Posted: June 7, 2020 at 7:46 am

Treadmill tests have long been considered the gold standard for measuring a person's fitness level.

But a simple blood test may provide a more nuanced assessment, according to Stanford Medicine researchers who have been studying the body's molecular response to exercise.

Such a test eventually could be used as a complement to the treadmill assessment, which measures a person's aerobic fitness levels. That belief stems from a study the researchers conducted, collecting hundreds of thousands of molecular measurements from 36 people between ages 40-75 before and after exercise.
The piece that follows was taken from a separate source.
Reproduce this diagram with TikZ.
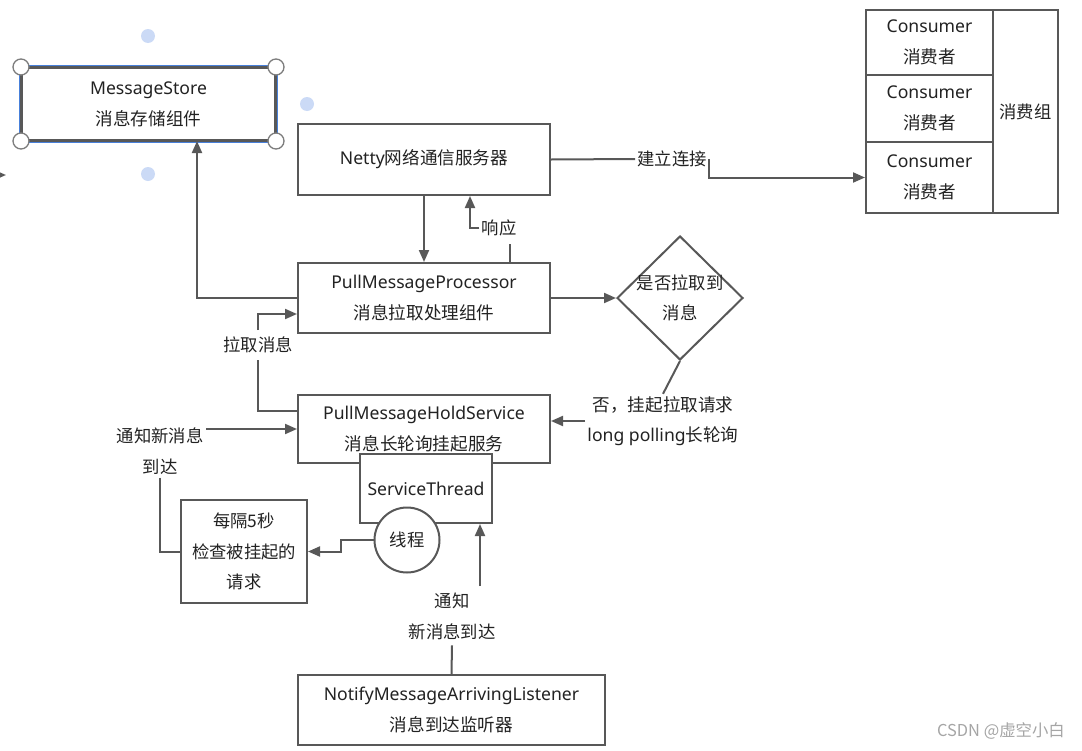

"Everybody knows exercise is good for you, but we really don't know what drives that at a molecular level," Michael Snyder, chair of genetics at Stanford said in a statement. "Our goal at the outset was to conduct a highly comprehensive analysis of what's happening in the body just after exercising."

Study participants had their blood drawn before completing a treadmill test, which requires people to run while wearing an oxygen-measuring masks until reaching peak oxygen consumption. They then had blood taken 2 minutes, 15 minutes, 30 minutes and 60 minutes after the exercise.

The researchers tracked molecular markers for various biological processes, including metabolism, immunity, oxidative stress and cardiovascular function. Those markers, found in blood and other bodily fluids and tissues, can be used to evaluate a person's health.

The study participants who were the most physically fit had similar molecular signatures in their blood samples taken before they exercised, researchers found. That led them to believe a blood test could be developed to measure fitness.

"Aerobic fitness is one of the best measures of longevity, so a simple blood test that can provide that information would be valuable to personal health monitoring," saidKvin Contrepois, the genetics department's director of metabolomics and lipidomics.

Most participants' molecular markers of inflammation, tissue healing and oxidative stress spiked as their bodies started to recover from the exercise, Snyder said. Two minutes after exercise, their blood samples showed that their bodies were metabolizing certain amino acids for energy, but they switched to metabolizing glucose by the 15-minute mark.

The researchers also found that participants who had a form of diabetes or pre-diabetes and were insulin-resistant had a dampened immune response after exercise.

While there appears to be a strong correlation between certain molecular markers of immunity, metabolism and muscle activity and a person's aerobic fitness, Snyder said more research is needed to fully understand the connection.

His team also is working to narrow the number of biomarkers needing to be measured to best predict a person's fitness level. The researchers have a created a proof-of-principle test based on their preliminary data and filed a patent application.

The blood test is not available to the public, but they hope to eventually offer an inexpensive and faster way to measure aerobic fitness. The study was published inCell.